Accompagnatrice d’excursions et formée aux sagesses de la nature, Tumi est princesse de Tetiaroa, l’atoll de six kilomètres carrés dont les 13 îlots, ici on dit « motu », flottent à 53 kilomètres au nord de Tahiti. Tous les Polynésiens savent que cette galette de corail coiffée de cocotiers et de filaos était jadis le refuge de la dynastie royale des « Pomare » (XVIIIème et XIXème siècles). Les souverains tahitiens venaient en famille y faire la pause, s’y ressourcer.
En ces temps initiaux, le ciel était volontiers courtois et dispensait d’utiles conseils de gouvernement, désignait les traîtres à sacrifier sur l’autel (« marae ») des dieux « maho’i » autant que les jeunettes à épouser dès demain. Le « mana », l’esprit des îles, scellait alors une sensuelle harmonie entre une nature prodigue et la sérénité des hommes.
Les rois ont filé, le mana est resté. Aujourd’hui, Tetiaroa brille de nouveaux feux. Tumi aussi, héritière des lumières de son peuple, d’un fil tendu entre ciel et lagon. Sûr qu’elle sait parler avec le vent, les fleurs et les étoiles. Exactement comme le faisait son grand-père, Marlon Brando. Il vécut ici, de 1970 à 1990, en Robinson magnifique : « Mon esprit s’apaise toujours quand je m’imagine la nuit, assis sur mon île du Pacifique », racontait-il.

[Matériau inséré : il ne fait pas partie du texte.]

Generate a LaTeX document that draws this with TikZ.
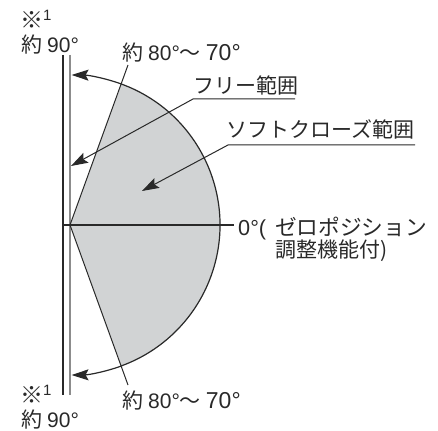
\documentclass[tikz,border=0pt]{standalone}
\usepackage{fontspec}
\setmainfont{Noto Sans CJK JP}
\newfontfamily\latfont{Liberation Sans}
\newcommand{\lat}[1]{{\latfont #1}}
\usetikzlibrary{arrows.meta}
\definecolor{ink}{gray}{0.16}
\definecolor{fillgrey}{RGB}{209,211,212}
\definecolor{wallgrey}{gray}{0.55}
\tikzset{
  lab/.style={inner sep=0pt,anchor=base west,text=ink,font=\fontsize{21}{24}\selectfont},
  leader/.style={draw=ink,line width=1pt},
  tip/.style={-{Stealth[length=17pt,width=11pt,inset=3pt]}},
}
\begin{document}
\begin{tikzpicture}[x=1pt,y=-1pt]
\useasboundingbox (0,0) rectangle (438,430);
\coordinate (P) at (70,225);
\coordinate (wallLT) at (63,55);
\coordinate (wallLB) at (63,395);
\coordinate (wallRT) at (70,55);
\coordinate (wallRB) at (70,395);
\coordinate (zeroEnd) at (234,225);
\coordinate (a1) at (121.3,84);
\coordinate (a2) at (121.3,366);
\coordinate (l1) at (128,65);
\coordinate (l2) at (128,385);
% sector
\fill[fillgrey] (P) -- (a1) arc[start angle=-70,end angle=70,radius=150] -- cycle;
% wall
\draw[wallgrey,line width=2.4pt] (wallRT) -- (wallRB);
\draw[ink,line width=1.2pt] (wallLT) -- (wallLB);
% arc
\draw[ink,line width=1.2pt] (a1) arc[start angle=-70,end angle=70,radius=150];
\draw[ink,line width=1.2pt,tip] (a1) arc[start angle=-70,end angle=-89.4,radius=150];
\draw[ink,line width=1.2pt,tip] (a2) arc[start angle=70,end angle=89.4,radius=150];
% radial
\draw[leader] (l1) -- (P) -- (l2);
\draw[ink,line width=1.2pt] (wallLB|-P) -- (zeroEnd);
% labels
\node[lab,font=\fontsize{23}{24}\selectfont] (n1) at (20,29) {※};
\node[lab,font=\fontsize{15}{16}\selectfont] (s1) at (43,21) {\lat{1}};
\node[lab] (t1) at (21,53) {約\hspace{5pt}\lat{90°}};
\node[lab] (t2) at (122,61) {約\hspace{5pt}\lat{80°}〜\hspace{5pt}{\fontsize{23}{24}\selectfont\lat{70°}}};
\node[lab] (t3) at (193,94) {フリー範囲};
\node[lab] (t4) at (226,138) {ソフトクローズ範囲};
\node[lab,font=\fontsize{21.7}{24}\selectfont] (t5) at (238,235) {\lat{0°(}\hspace{9pt}ゼロポジション};
\node[lab] (t6) at (275,257) {調整機能付)};
\node[lab,font=\fontsize{23}{24}\selectfont] (n2) at (20,403) {※};
\node[lab,font=\fontsize{15}{16}\selectfont] (s2) at (43,395) {\lat{1}};
\node[lab] (t7) at (21,427) {約\hspace{5pt}\lat{90°}};
\node[lab] (t8) at (122,408) {約\hspace{5pt}\lat{80°}〜\hspace{5pt}{\fontsize{23}{24}\selectfont\lat{70°}}};
% leaders
\coordinate (f0) at (295,99);
\coordinate (f1) at (193,99);
\coordinate (f2) at (71,166);
\coordinate (g0) at (415,145);
\coordinate (g1) at (228,145);
\coordinate (g2) at (142,191);
\draw[leader,tip] (f0) -- (f1) -- (f2);
\draw[leader,tip] (g0) -- (g1) -- (g2);
\end{tikzpicture}
\end{document}
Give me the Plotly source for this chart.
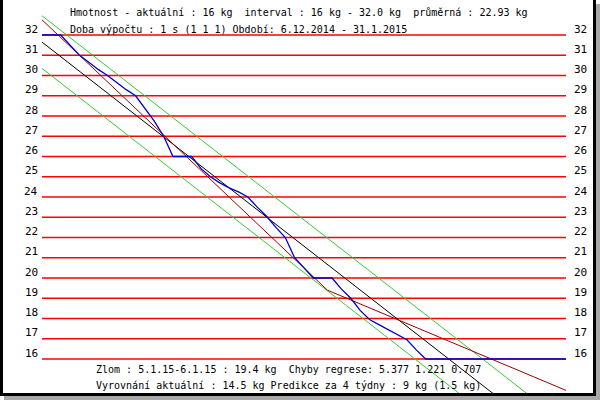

Le 1er juillet 2014, soit dix ans jour pour jour après la disparition du propriétaire des lieux, The Brando était inauguré à Tetiaroa. Un hôtel hors normes… Première bonne nouvelle : aucun bungalow sur pilotis comme on en trouve communément dans ce genre d’endroits, mais 35 villas pelotonnées au beau milieu des arbres, en harmonie totale avec ce lieu d’exception. Bref, une cachette dont on se confie le secret entre bonnes fortunes, un refuge à faire rêver tous les voyageurs en quête d’ailleurs.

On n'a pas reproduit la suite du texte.